Gun control advocates examined data from January 2009 and 15 July – states that checked for a criminal history had 64% fewer domestic violence shootings
States with background checks for all handgun sales had 52% fewer mass shootings as states with more lax rules, according to a report by reform advocates who examined more than six years of data.
Researchers for Everytown for Gun Safety, a group that supports gun control checks, also found that between January 2009 and 15 July those states that checked for a criminal history in buyers had 64% fewer mass shootings related to domestic violence.
More than one in three of the gunmen in mass shootings had a history of felonies, domestic violence or mental illness that should have prohibited them from owning a gun, according to the gun control group.
The researchers relied on the FBI’s definition of a mass shooting – an incident in which at least four people are murdered by a gun – and found 133 such shootings in the six years and seven months of the analysis. They also controlled for population differences between states when accounting for percentages.
The website Shootingtracker.com uses the less conservative definition of four people shot, but not necessarily killed, and has tallied more than 1,000 mass shootings since the December 2012 Sandy Hook shooting, when a gunman murdered 26 people, mostly children, at an elementary school in Connecticut.
Seventeen states and Washington DC require background checks on all handgun sales; two states, Colorado and Washington, expanded checks during the six years relevant to the report.
Several states had no mass shootings by the FBI’s definition during this span, including Rhode Island, New Jersey, Hawaii, New Hampshire and Alaska, illustrating the variation between gun violence rates compared to the report’s findings. Alaska has the highest rate of gun violence in the US, for instance, and does not require background checks for handguns, but more than 80% of incidents are suicides, according to the CDC .

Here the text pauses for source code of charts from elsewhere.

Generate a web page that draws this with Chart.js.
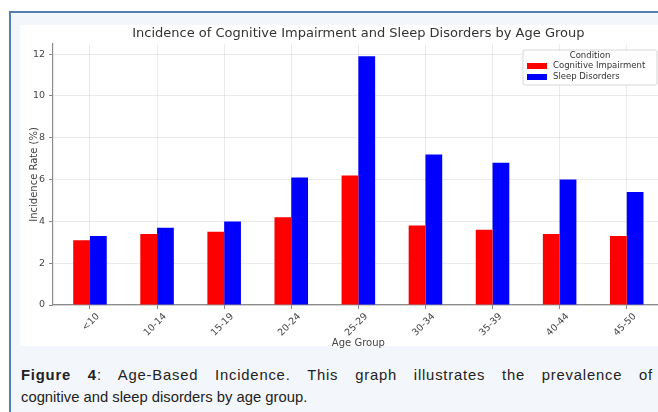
<!DOCTYPE html>
<html>
<head>
<meta charset="utf-8">
<script src="https://cdn.jsdelivr.net/npm/chart.js@4/dist/chart.umd.min.js"></script>
<style>
  html, body { margin: 0; padding: 0; width: 658px; height: 412px; overflow: hidden; background: #fff; }
  #frame { position: absolute; left: 9px; top: 11px; width: 700px; height: 420px;
           background: #f3f7fb; border-left: 2px solid #5580ae; border-top: 2px solid #5580ae; }
  #panel { position: absolute; left: 20px; top: 25px; width: 660px; height: 321px; background: #fff; }
  #wrap { position: absolute; left: 20px; top: 25px; width: 700px; height: 330px; }
  #caption { position: absolute; left: 21px; top: 364px; width: 632px;
             font-family: "Liberation Sans", Arial, sans-serif; font-size: 14.8px; line-height: 22px;
             color: #222; }
  #caption .l1 { text-align: justify; text-align-last: justify; white-space: nowrap; letter-spacing: 0.8px; }
</style>
</head>
<body>
<div id="frame"></div>
<div id="panel"></div>
<div id="wrap"><canvas id="c" width="700" height="330"></canvas></div>
<div id="caption">
  <div class="l1"><b>Figure 4</b>: Age-Based Incidence. This graph illustrates the prevalence of</div>
  <div>cognitive and sleep disorders by age group.</div>
</div>
<script>
// Age groups and incidence rates (%)
const ageGroups = ['<10', '10-14', '15-19', '20-24', '25-29', '30-34', '35-39', '40-44', '45-50'];
const cognitiveImpairment = [3.1, 3.4, 3.5, 4.2, 6.2, 3.8, 3.6, 3.4, 3.3];
const sleepDisorders = [3.3, 3.7, 4.0, 6.1, 11.9, 7.2, 6.8, 6.0, 5.4];
const yTicks = [0, 2, 4, 6, 8, 10, 12];
const seriesNames = ['Cognitive Impairment', 'Sleep Disorders'];
const legendTitle = 'Condition';

const FONT = "'DejaVu Sans', sans-serif";

// Boxed legend in the upper right corner of the plot
const boxedLegend = {
  id: 'boxedLegend',
  afterDraw(chart) {
    const ctx = chart.ctx;
    const x = 503, y = 25, w = 134, h = 35;
    ctx.save();
    ctx.beginPath();
    ctx.roundRect(x, y, w, h, 2);
    ctx.fillStyle = 'rgba(255,255,255,0.85)';
    ctx.fill();
    ctx.strokeStyle = '#d6d6d6';
    ctx.lineWidth = 1;
    ctx.stroke();
    ctx.font = '8.5px ' + FONT;
    ctx.fillStyle = '#333';
    ctx.textBaseline = 'middle';
    ctx.textAlign = 'center';
    ctx.fillText(legendTitle, x + w / 2, y + 6);
    ctx.textAlign = 'left';
    chart.data.datasets.forEach((ds, i) => {
      const ry = y + 16 + i * 11;
      ctx.fillStyle = ds.backgroundColor;
      ctx.fillRect(x + 4, ry - 3, 20, 6);
      ctx.fillStyle = '#333';
      ctx.fillText(ds.label, x + 30, ry);
    });
    ctx.restore();
  }
};

new Chart(document.getElementById('c'), {
  type: 'bar',
  data: {
    datasets: [
      { label: seriesNames[0], data: ageGroups.map((g, i) => ({ x: i, y: cognitiveImpairment[i] })),
        backgroundColor: '#ff0000', borderWidth: 0 },
      { label: seriesNames[1], data: ageGroups.map((g, i) => ({ x: i, y: sleepDisorders[i] })),
        backgroundColor: '#0000ff', borderWidth: 0 }
    ]
  },
  options: {
    responsive: false,
    animation: false,
    events: [],
    categoryPercentage: 0.5,
    barPercentage: 1.0,
    layout: { padding: { top: 0, right: 56.3, bottom: 0, left: 0 } },
    plugins: {
      legend: { display: false },
      tooltip: { enabled: false },
      title: {
        display: true,
        fullSize: false,
        text: 'Incidence of Cognitive Impairment and Sleep Disorders by Age Group',
        color: '#333',
        font: { family: FONT, size: 13, weight: 'normal' },
        padding: { top: 1, bottom: 2.2 }
      }
    },
    scales: {
      x: {
        type: 'linear',
        min: -0.551,
        max: 8.551,
        offset: false,
        afterBuildTicks: s => { s.ticks = ageGroups.map((g, i) => ({ value: i })); },
        afterFit: s => { s.height = 50; s.paddingLeft = 0; s.paddingRight = 0; },
        grid: { offset: false, color: 'rgba(0,0,0,0.08)', lineWidth: 1, tickLength: 4, tickColor: '#888' },
        border: { display: true, color: '#8c8c8c', width: 1.2 },
        ticks: {
          autoSkip: false, minRotation: 45, maxRotation: 45, padding: 2, labelOffset: 8,
          color: '#444', font: { family: FONT, size: 9.5 },
          callback: v => ageGroups[v]
        },
        title: { display: true, text: 'Age Group', color: '#444',
                 font: { family: FONT, size: 10 }, padding: { top: 0, bottom: 6 } }
      },
      y: {
        min: 0,
        max: 12.495,
        afterBuildTicks: s => { s.ticks = yTicks.map(v => ({ value: v })); },
        afterFit: s => { s.width = 33; s.paddingTop = 0; s.paddingBottom = 0; },
        grid: { color: 'rgba(0,0,0,0.08)', lineWidth: 1, tickLength: 4, tickColor: '#888' },
        border: { display: true, color: '#8c8c8c', width: 1.2 },
        ticks: { padding: 4, color: '#444', font: { family: FONT, size: 9.5 } },
        title: { display: true, text: 'Incidence Rate (%)', color: '#444',
                 font: { family: FONT, size: 10 }, padding: { top: 8, bottom: 0 } }
      }
    }
  },
  plugins: [boxedLegend]
});
</script>
</body>
</html>
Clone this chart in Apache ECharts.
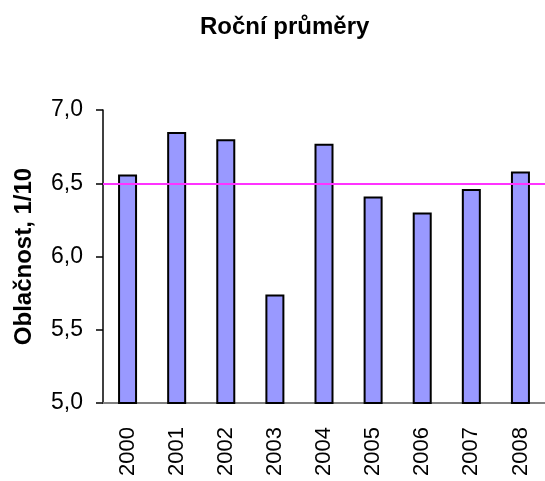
<!DOCTYPE html>
<html>
<head>
<meta charset="utf-8">
<script src="https://cdn.jsdelivr.net/npm/echarts@6/dist/echarts.min.js"></script>
<style>
html,body{margin:0;padding:0;background:#fff;}
#main{width:545px;height:481px;}
</style>
</head>
<body>
<div id="main"></div>
<script>
var years = ['2000','2001','2002','2003','2004','2005','2006','2007','2008'];
var oblacnost = [6.56, 6.85, 6.80, 5.74, 6.77, 6.41, 6.30, 6.46, 6.58];
var yTicks = [5.0, 5.5, 6.0, 6.5, 7.0];

var myChart = echarts.init(document.getElementById('main'));
var font = 'Liberation Sans, Arial, sans-serif';
var option = {
	backgroundColor: '#fff',
	animation: false,
	title: {
		text: 'Roční průměry',
		left: 200,
		top: 15,
		padding: 0,
		textStyle: {fontFamily: font, fontSize: 24, fontWeight: 'bold', color: '#000'}
	},
	grid: {left: 103, right: -2, top: 110, bottom: 78, containLabel: false},
	xAxis: {
		type: 'category',
		data: years,
		axisLine: {lineStyle: {color: '#808080', width: 2}},
		axisTick: {length: 7, lineStyle: {color: '#808080', width: 1.5}},
		axisLabel: {rotate: 90, margin: 24, fontFamily: font, fontSize: 22, color: '#000'}
	},
	yAxis: {
		type: 'value',
		min: yTicks[0],
		max: yTicks[yTicks.length - 1],
		interval: 0.5,
		name: 'Oblačnost, 1/10',
		nameLocation: 'middle',
		nameRotate: 90,
		nameGap: 67,
		nameTextStyle: {fontFamily: font, fontSize: 24, fontWeight: 'bold', color: '#000'},
		axisLine: {show: true, lineStyle: {color: '#000', width: 1.5}},
		axisTick: {show: true, length: 7, lineStyle: {color: '#000', width: 1.5}},
		splitLine: {show: false},
		axisLabel: {
			margin: 20, fontFamily: font, fontSize: 23, color: '#000',
			formatter: function (v) { return v.toFixed(1).replace('.', ','); }
		}
	},
	series: [
		{
			name: 'Oblačnost',
			type: 'bar',
			data: oblacnost,
			barWidth: 19,
			itemStyle: {color: '#9999FF', borderColor: '#000', borderWidth: 2},
			markLine: {
				silent: true,
				symbol: 'none',
				label: {show: false},
				lineStyle: {color: '#FF33FF', width: 2, type: 'solid'},
				data: [{type: 'average'}]
			}
		}
	]
};
myChart.setOption(option);
</script>
</body>
</html>
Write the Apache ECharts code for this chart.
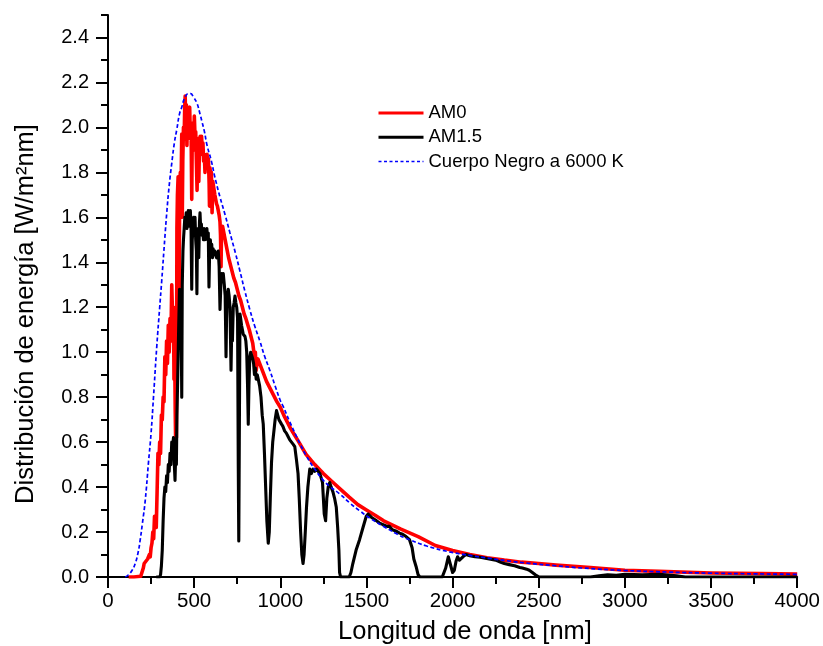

Similarly, Mississippi ranks fourth for most gun violence in the US and does not require checks, but had no mass shootings by the FBI’s definition. In contrast, Illinois, which requires background checks and ranks better than most of the country for firearm deaths, had six mass shootings, three by a “prohibited shooter”, according to the report.
California and Texas – the most populous states and one with checks, the other without – had the most mass shooting incidents, each with 12. Three of those 12 in each state were committed by someone who should have been withheld a firearm.
Overall and controlling for population, the report concluded that there were 63% fewer mass shootings perpetrated by “prohibited shooters” in states that required background checks for handguns.
Background checks were almost expanded in the months after the Sandy Hook shooting, when Barack Obama and a coalition of Democratic and Republican senators brought a bill forward that would close loopholes to purchases at gun shows and online. Republicans and a handful of Democrats stymied the bill in the Senate , frustrating the president and gun control advocates.
Although expanded checks have been raised as a modest control, most recently in the wake of shootings at a church in South Carolina and a college in Oregon , Congress has not considered the measure since 2013. Activists have however expressed renewed hope that presidential candidates have seriously discussed gun control in debates, the first time since the 2000 election .
The gun control group made special note of the link between domestic violence and shootings, finding that there were 59 such shootings in states without background checks for all handgun sales and only 17 in states with full checks.
Gun control advocates have recently called for an expanded ban on firearms for people with any history of domestic abuse . Domestic abuse incidents are five times more likely to be fatal when there is access to a gun, and women are 11 times more likely to be murdered with a gun than in other high-income countries, according to the Law Center to Prevent Gun Violence .
Everytown conceded limits to its study, most notably due to the federal ban on gun research and the ban on publishing data about how and where people bought their weapons. The latter ban prevents non-government employees from learning how many mass shooters acquire weapons, for instance.
The gun control group also published a second report on gun sales, finding that a few unlicensed sellers account for a disproportionate number of sales in at least one online gun market. Federal law has an “engaged in the business” standard to determine who requires a license to sell, but in practice the standard is arbitrarily or weakly applied in prosecuting cases, the researchers found.